[TASK REQUIREMENTS]: The lines from the top of the material below through the line containing "const headIrrHigh = [0, 0, 1.66, 4.87];" are to be printed exactly, with pictures omitted.

[RECORDED INFORMATION]:
↓↓↓
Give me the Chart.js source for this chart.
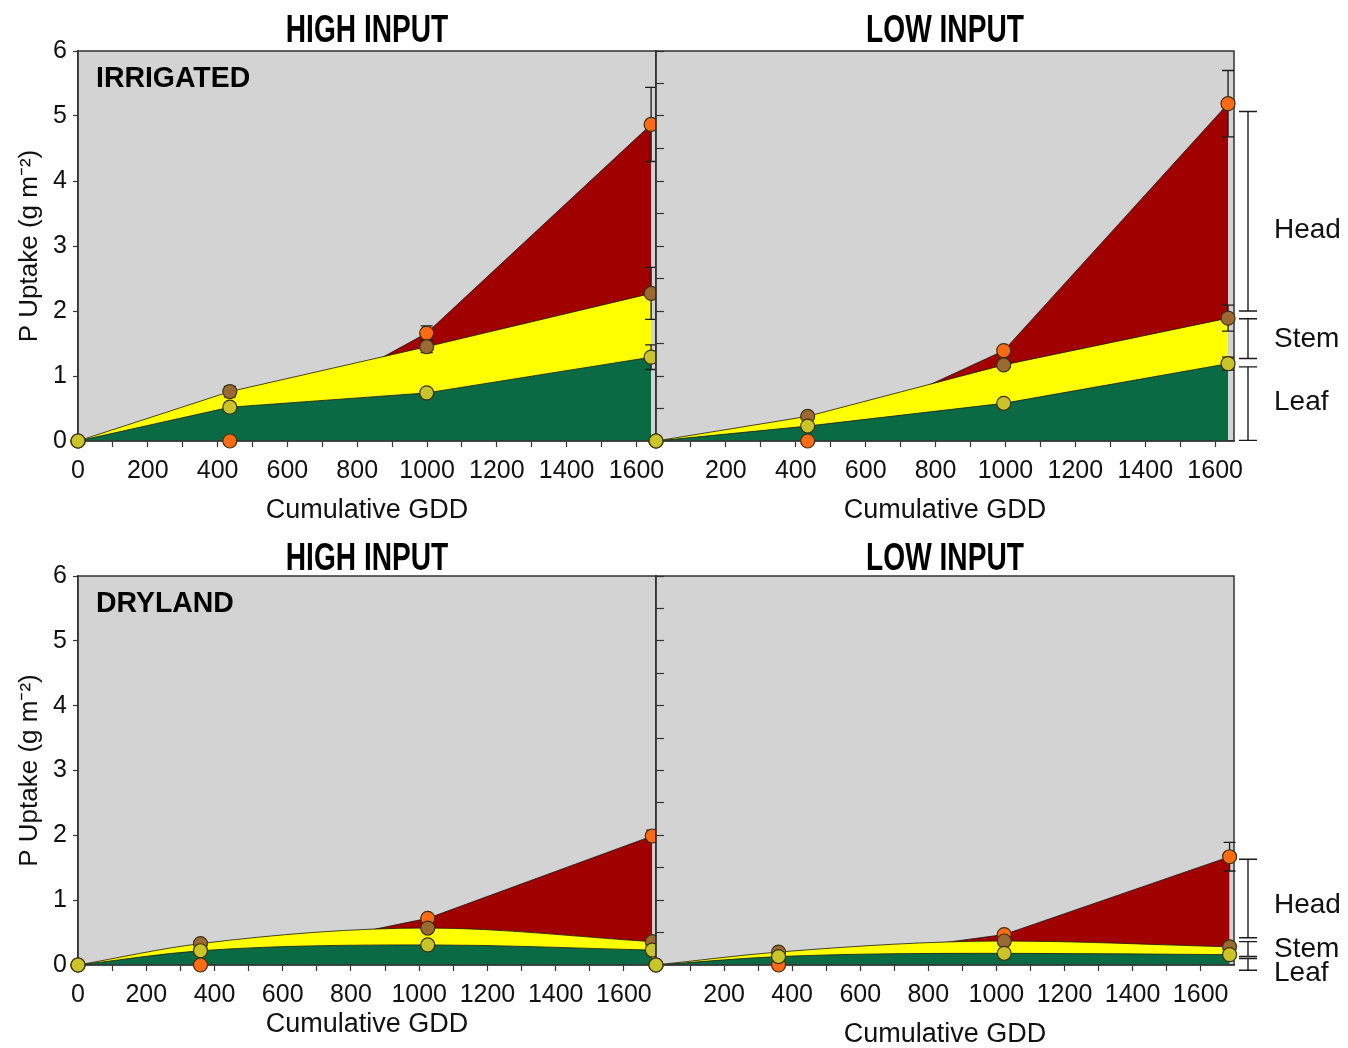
<!DOCTYPE html>
<html>
<head>
<meta charset="utf-8">
<title>P uptake by plant part</title>
<script src="https://cdn.jsdelivr.net/npm/chart.js@4.4.1/dist/chart.umd.min.js"></script>
<style>
  html, body { margin: 0; padding: 0; background: #fff; width: 1348px; height: 1048px; overflow: hidden; }
  canvas { position: absolute; }
</style>
</head>
<body>
<canvas id="irrHigh"></canvas>
<canvas id="irrLow"></canvas>
<canvas id="dryHigh"></canvas>
<canvas id="dryLow"></canvas>
<script>
// ---- data ----
const parts = ['Leaf', 'Stem', 'Head'];
const inputLevels = ['HIGH INPUT', 'LOW INPUT'];
const waterRegimes = ['IRRIGATED', 'DRYLAND'];
const gddTicks = [0, 200, 400, 600, 800, 1000, 1200, 1400, 1600];
const gddTickMarks = [0, 100, 200, 300, 400, 500, 600, 700, 800, 900, 1000, 1100, 1200, 1300, 1400, 1500, 1600];
const uptakeTicks = [0, 1, 2, 3, 4, 5, 6];
const uptakeTickMarks = [0, 0.5, 1, 1.5, 2, 2.5, 3, 3.5, 4, 4.5, 5, 5.5, 6];

// cumulative GDD at each sampling date
const gddIrrHigh = [0, 435, 999, 1642];
const gddIrrLow  = [0, 434, 995, 1637];
const gddDryHigh = [0, 359, 1025, 1683];
const gddDryLow  = [0, 360, 1023, 1685];

// P uptake (g m-2), plotted cumulatively: leaf, leaf+stem, head
const leafIrrHigh = [0, 0.52, 0.74, 1.29];
const stemIrrHigh = [0, 0.76, 1.45, 2.27];
const headIrrHigh = [0, 0, 1.66, 4.87];

const leafIrrLow = [0, 0.23, 0.58, 1.19];
const stemIrrLow = [0, 0.38, 1.17, 1.89];
const headIrrLow = [0, 0, 1.39, 5.19];

const leafDryHigh = [0, 0.22, 0.31, 0.23];
const stemDryHigh = [0, 0.33, 0.57, 0.36];
const headDryHigh = [0, 0, 0.72, 1.99];

const leafDryLow = [0, 0.13, 0.18, 0.16];
const stemDryLow = [0, 0.20, 0.37, 0.28];
const headDryLow = [0, 0, 0.47, 1.67];

// standard errors
const leafErrIrrHigh = [0, 0.03, 0.03, 0.19];
const stemErrIrrHigh = [0, 0.08, 0.09, 0.40];
const headErrIrrHigh = [0, 0, 0.11, 0.57];

const leafErrIrrLow = [0, 0.02, 0.02, 0.10];
const stemErrIrrLow = [0, 0.02, 0.03, 0.20];
const headErrIrrLow = [0, 0, 0.03, 0.51];

const leafErrDryHigh = [0, 0.02, 0.02, 0.02];
const stemErrDryHigh = [0, 0.03, 0.03, 0.03];
const headErrDryHigh = [0, 0, 0.03, 0.09];

const leafErrDryLow = [0, 0.01, 0.01, 0.01];
const stemErrDryLow = [0, 0.02, 0.02, 0.02];
const headErrDryLow = [0, 0, 0.03, 0.22];

// ---- styling ----
const SANS = '"Liberation Sans", Arial, sans-serif';
const INK = '#1b1b1b';
const TICK_FONT = { family: SANS, size: 25 };
const bandColors = ['#0a6a43', '#ffff00', '#a00000'];
const dotColors = ['#c9c42a', '#9b6a32', '#ff6a14'];

// text whose vertical centre sits at yc, optionally squeezed horizontally
function drawText(ctx, txt, x, yc, size, squeeze) {
  ctx.save();
  ctx.translate(x, yc + 0.358 * size);
  ctx.scale(squeeze || 1, 1);
  ctx.fillText(txt, 0, 0);
  ctx.restore();
}

function makeDecor(p) {
  return {
    id: 'decor',
    beforeDraw(chart) {
      const { ctx, chartArea: a } = chart;
      ctx.save();
      ctx.fillStyle = '#d3d3d3';
      ctx.fillRect(a.left, a.top, a.right - a.left, a.bottom - a.top);
      ctx.restore();
    },
    afterDatasetDraw(chart, args) {
      if (args.index !== 3) return;
      const { ctx, chartArea: a, scales: { x, y } } = chart;
      ctx.save();
      ctx.strokeStyle = '#333';
      ctx.lineWidth = 1.5;
      ctx.strokeRect(a.left, a.top, a.right - a.left, a.bottom - a.top);
      // error bars
      ctx.strokeStyle = INK;
      ctx.lineWidth = 1.3;
      p.series.forEach((ys, s) => {
        ys.forEach((v, i) => {
          const e = p.errs[s][i];
          if (!e) return;
          const px = x.getPixelForValue(p.gdd[i]);
          const y1 = y.getPixelForValue(v + e), y2 = y.getPixelForValue(v - e);
          ctx.beginPath();
          ctx.moveTo(px, y1); ctx.lineTo(px, y2);
          ctx.moveTo(px - 6, y1); ctx.lineTo(px + 6, y1);
          ctx.moveTo(px - 6, y2); ctx.lineTo(px + 6, y2);
          ctx.stroke();
        });
      });
      ctx.restore();
    },
    afterDraw(chart) {
      const { ctx, chartArea: a, scales: { y } } = chart;
      ctx.save();
      ctx.fillStyle = '#000';
      ctx.textAlign = 'center';
      ctx.textBaseline = 'alphabetic';
      ctx.font = 'bold 38px ' + SANS;
      drawText(ctx, p.title, (a.left + a.right) / 2, p.titleY - p.box.y, 38, 0.74);
      if (p.regime) {
        ctx.textAlign = 'left';
        ctx.font = 'bold 29px ' + SANS;
        drawText(ctx, p.regime, 96 - p.box.x, p.regimeY - p.box.y, 29, 0.98);
      }
      if (p.brackets) {
        const bx = 1248 - p.box.x;
        ctx.strokeStyle = INK;
        ctx.lineWidth = 1.4;
        p.brackets.forEach(([lo, hi]) => {
          const y1 = y.getPixelForValue(hi), y2 = y.getPixelForValue(lo);
          ctx.beginPath();
          ctx.moveTo(bx, y1); ctx.lineTo(bx, y2);
          ctx.moveTo(bx - 9, y1); ctx.lineTo(bx + 9, y1);
          ctx.moveTo(bx - 9, y2); ctx.lineTo(bx + 9, y2);
          ctx.stroke();
        });
        ctx.textAlign = 'left';
        ctx.font = '28px ' + SANS;
        ctx.fillStyle = '#111';
        parts.forEach((name, i) => {
          drawText(ctx, name, 1274 - p.box.x, p.labelY[i] - p.box.y, 28);
        });
      }
      ctx.restore();
    }
  };
}

function panelChart(id, p) {
  const cv = document.getElementById(id);
  const { box, area } = p;
  cv.width = box.w; cv.height = box.h;
  cv.style.left = box.x + 'px'; cv.style.top = box.y + 'px';
  cv.style.width = box.w + 'px'; cv.style.height = box.h + 'px';

  const xy = ys => p.gdd.map((g, i) => ({ x: g, y: ys[i] }));
  // leaf and stem boundaries are smoothed in the dryland panels; head stays straight
  const curve = s => (p.smooth && s < 2) ? { cubicInterpolationMode: 'monotone' } : { tension: 0 };
  const dot = (s) => ({
    label: parts[s], data: xy(p.series[s]), showLine: false, clip: false,
    pointRadius: 7, pointBackgroundColor: dotColors[s],
    pointBorderColor: '#3b3212', pointBorderWidth: 1.2
  });
  const band = (s) => Object.assign({
    label: parts[s] + ' area', data: xy(p.series[s]), fill: 'origin',
    backgroundColor: bandColors[s], borderColor: 'rgba(25,25,25,0.8)',
    borderWidth: 1, pointRadius: 0
  }, curve(s));

  const yAxisW = area.l - box.x;
  const xAxisH = box.y + box.h - area.b;
  const xTitleSize = 27, yTitleSize = 26;

  return new Chart(cv, {
    type: 'line',
    data: { datasets: [dot(0), dot(1), dot(2), band(0), band(1), band(2)] },
    options: {
      responsive: false,
      animation: false,
      devicePixelRatio: 1,
      layout: { padding: { left: 0, top: area.t - box.y, right: box.x + box.w - area.r, bottom: 0 } },
      plugins: {
        legend: { display: false },
        tooltip: { enabled: false },
        filler: { drawTime: 'beforeDatasetDraw' }
      },
      scales: {
        x: {
          type: 'linear', min: 0, max: p.xMax,
          afterBuildTicks: s => { s.ticks = gddTickMarks.map(v => ({ value: v })); },
          afterFit: s => { s.height = xAxisH; },
          ticks: {
            autoSkip: false, maxRotation: 0,
            padding: 9, color: '#111', font: TICK_FONT,
            callback: v => (gddTicks.includes(v) && !(p.hideZero && v === 0)) ? String(v) : ''
          },
          grid: { drawOnChartArea: false, tickLength: 6, color: '#333', tickColor: '#333', tickWidth: 1.2 },
          border: { color: '#333', width: 1.5 },
          title: {
            display: true, text: 'Cumulative GDD', color: '#111',
            font: { family: SANS, size: xTitleSize },
            padding: { top: 0, bottom: box.y + box.h - p.xTitleY - xTitleSize * 0.6 }
          }
        },
        y: {
          min: 0, max: 6,
          afterBuildTicks: s => { s.ticks = uptakeTickMarks.map(v => ({ value: v })); },
          afterFit: s => { s.width = yAxisW; },
          ticks: {
            display: !p.hideY, padding: 6, color: '#111', font: TICK_FONT,
            callback: v => uptakeTicks.includes(v) ? String(v) : ''
          },
          grid: { drawOnChartArea: false, tickLength: p.hideY ? -8 : 5, color: '#333', tickColor: '#333', tickWidth: 1.2 },
          border: { color: '#333', width: 1.5 },
          title: {
            display: !p.hideY, text: 'P Uptake (g m\u207B\u00B2)', color: '#111',
            font: { family: SANS, size: yTitleSize },
            padding: { top: 30 - box.x - yTitleSize * 0.6, bottom: 0 }
          }
        }
      }
    },
    plugins: [makeDecor(p)]
  });
}

panelChart('irrHigh', {
  box: { x: 0, y: 0, w: 680, h: 530 }, area: { l: 78, t: 51, r: 656, b: 441 },
  xMax: 1656, xTitleY: 511, title: inputLevels[0], titleY: 28,
  regime: waterRegimes[0], regimeY: 77,
  gdd: gddIrrHigh, series: [leafIrrHigh, stemIrrHigh, headIrrHigh],
  errs: [leafErrIrrHigh, stemErrIrrHigh, headErrIrrHigh]
});
panelChart('irrLow', {
  box: { x: 600, y: 0, w: 748, h: 530 }, area: { l: 656, t: 51, r: 1234, b: 441 },
  xMax: 1654, xTitleY: 511, title: inputLevels[1], titleY: 28, hideY: true, hideZero: true,
  gdd: gddIrrLow, series: [leafIrrLow, stemIrrLow, headIrrLow],
  errs: [leafErrIrrLow, stemErrIrrLow, headErrIrrLow],
  brackets: [[0.01, 1.14], [1.27, 1.88], [2.0, 5.07]], labelY: [400, 337, 228]
});
panelChart('dryHigh', {
  box: { x: 0, y: 528, w: 680, h: 520 }, area: { l: 78, t: 576, r: 656, b: 965 },
  xMax: 1694, xTitleY: 1025, title: inputLevels[0], titleY: 556, smooth: true,
  regime: waterRegimes[1], regimeY: 602,
  gdd: gddDryHigh, series: [leafDryHigh, stemDryHigh, headDryHigh],
  errs: [leafErrDryHigh, stemErrDryHigh, headErrDryHigh]
});
panelChart('dryLow', {
  box: { x: 600, y: 528, w: 748, h: 530 }, area: { l: 656, t: 576, r: 1234, b: 965 },
  xMax: 1698, xTitleY: 1035, title: inputLevels[1], titleY: 556, smooth: true, hideY: true, hideZero: true,
  gdd: gddDryLow, series: [leafDryLow, stemDryLow, headDryLow],
  errs: [leafErrDryLow, stemErrDryLow, headErrDryLow],
  brackets: [[-0.08, 0.10], [0.13, 0.36], [0.42, 1.63]], labelY: [971, 947, 903]
});
</script>
</body>
</html>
↑↑↑
[CORRECT OUTPUT]:
Give me the Chart.js source for this chart.
<!DOCTYPE html>
<html>
<head>
<meta charset="utf-8">
<title>P uptake by plant part</title>
<script src="https://cdn.jsdelivr.net/npm/chart.js@4.4.1/dist/chart.umd.min.js"></script>
<style>
  html, body { margin: 0; padding: 0; background: #fff; width: 1348px; height: 1048px; overflow: hidden; }
  canvas { position: absolute; }
</style>
</head>
<body>
<canvas id="irrHigh"></canvas>
<canvas id="irrLow"></canvas>
<canvas id="dryHigh"></canvas>
<canvas id="dryLow"></canvas>
<script>
// ---- data ----
const parts = ['Leaf', 'Stem', 'Head'];
const inputLevels = ['HIGH INPUT', 'LOW INPUT'];
const waterRegimes = ['IRRIGATED', 'DRYLAND'];
const gddTicks = [0, 200, 400, 600, 800, 1000, 1200, 1400, 1600];
const gddTickMarks = [0, 100, 200, 300, 400, 500, 600, 700, 800, 900, 1000, 1100, 1200, 1300, 1400, 1500, 1600];
const uptakeTicks = [0, 1, 2, 3, 4, 5, 6];
const uptakeTickMarks = [0, 0.5, 1, 1.5, 2, 2.5, 3, 3.5, 4, 4.5, 5, 5.5, 6];

// cumulative GDD at each sampling date
const gddIrrHigh = [0, 435, 999, 1642];
const gddIrrLow  = [0, 434, 995, 1637];
const gddDryHigh = [0, 359, 1025, 1683];
const gddDryLow  = [0, 360, 1023, 1685];

// P uptake (g m-2), plotted cumulatively: leaf, leaf+stem, head
const leafIrrHigh = [0, 0.52, 0.74, 1.29];
const stemIrrHigh = [0, 0.76, 1.45, 2.27];
const headIrrHigh = [0, 0, 1.66, 4.87];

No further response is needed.